_Work to do_: Where a line of the listing below includes the word "this", reproduce that line.

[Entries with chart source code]
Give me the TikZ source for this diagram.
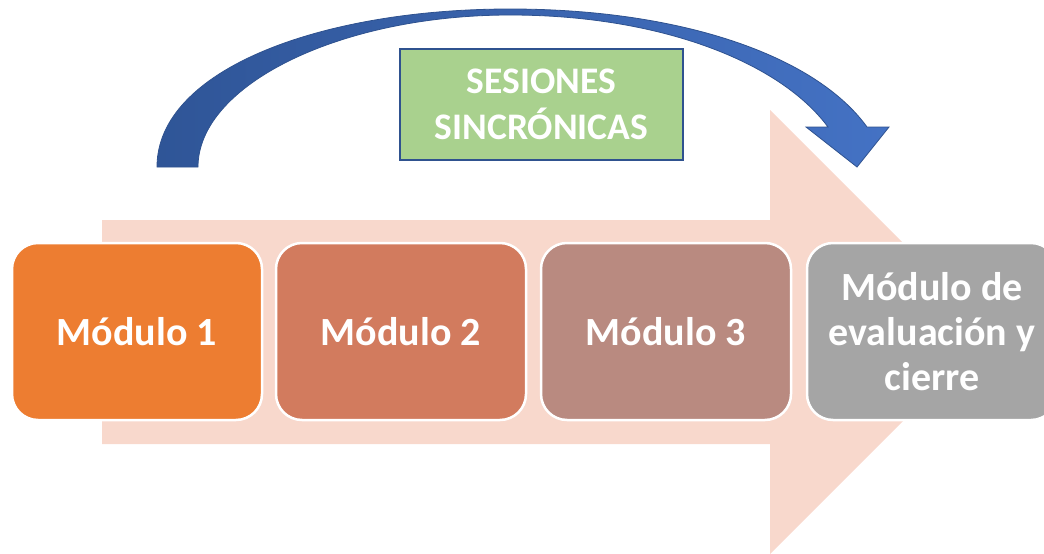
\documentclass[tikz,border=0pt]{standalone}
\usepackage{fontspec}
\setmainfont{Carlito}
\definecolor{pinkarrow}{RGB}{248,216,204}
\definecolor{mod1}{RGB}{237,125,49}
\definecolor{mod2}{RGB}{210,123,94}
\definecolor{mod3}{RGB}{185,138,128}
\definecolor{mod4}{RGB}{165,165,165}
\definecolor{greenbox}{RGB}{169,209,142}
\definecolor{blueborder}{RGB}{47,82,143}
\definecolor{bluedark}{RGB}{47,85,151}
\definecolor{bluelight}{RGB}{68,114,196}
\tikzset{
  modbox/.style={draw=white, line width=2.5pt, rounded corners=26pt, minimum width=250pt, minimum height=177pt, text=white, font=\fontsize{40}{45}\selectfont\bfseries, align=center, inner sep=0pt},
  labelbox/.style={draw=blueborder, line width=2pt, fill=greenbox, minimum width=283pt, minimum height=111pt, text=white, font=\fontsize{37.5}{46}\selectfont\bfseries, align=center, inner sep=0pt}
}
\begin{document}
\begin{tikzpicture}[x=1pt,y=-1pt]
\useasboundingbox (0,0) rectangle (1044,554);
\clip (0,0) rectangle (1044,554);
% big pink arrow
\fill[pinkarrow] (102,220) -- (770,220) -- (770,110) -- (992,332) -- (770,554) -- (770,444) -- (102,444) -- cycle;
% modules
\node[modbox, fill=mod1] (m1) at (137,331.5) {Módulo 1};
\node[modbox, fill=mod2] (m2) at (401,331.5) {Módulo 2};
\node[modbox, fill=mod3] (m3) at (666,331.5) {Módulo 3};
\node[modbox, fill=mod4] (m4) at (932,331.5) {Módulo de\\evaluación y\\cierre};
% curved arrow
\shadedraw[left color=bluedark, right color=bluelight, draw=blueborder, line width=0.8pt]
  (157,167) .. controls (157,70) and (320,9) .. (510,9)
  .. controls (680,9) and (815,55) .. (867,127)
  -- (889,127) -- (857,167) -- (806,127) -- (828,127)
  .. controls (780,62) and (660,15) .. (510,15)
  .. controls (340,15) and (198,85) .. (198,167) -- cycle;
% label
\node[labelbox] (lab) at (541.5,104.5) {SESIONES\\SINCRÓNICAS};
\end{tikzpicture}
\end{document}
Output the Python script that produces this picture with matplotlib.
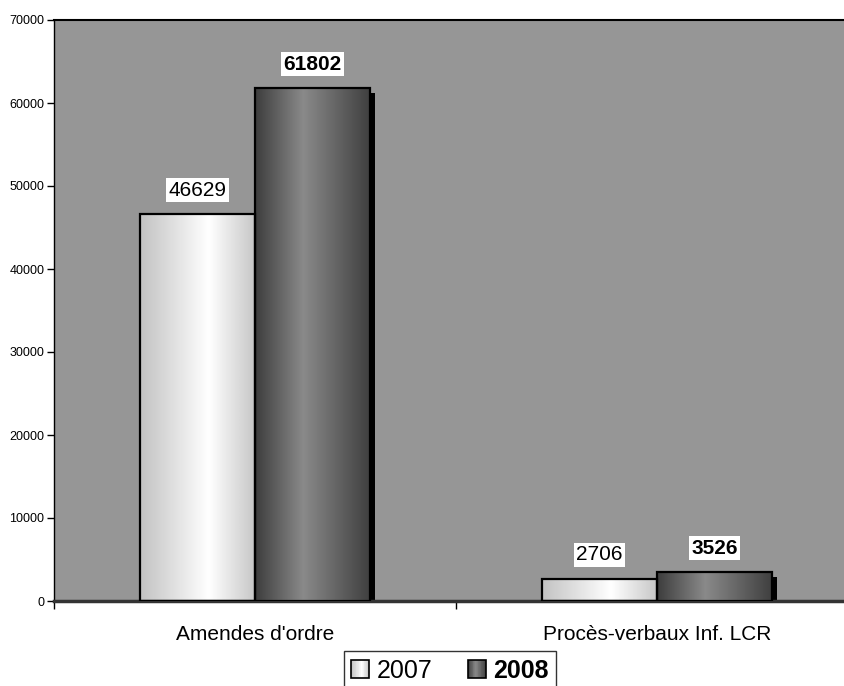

_The result_:
Give me the TikZ source for this diagram.
Output the Python script that produces this picture with matplotlib.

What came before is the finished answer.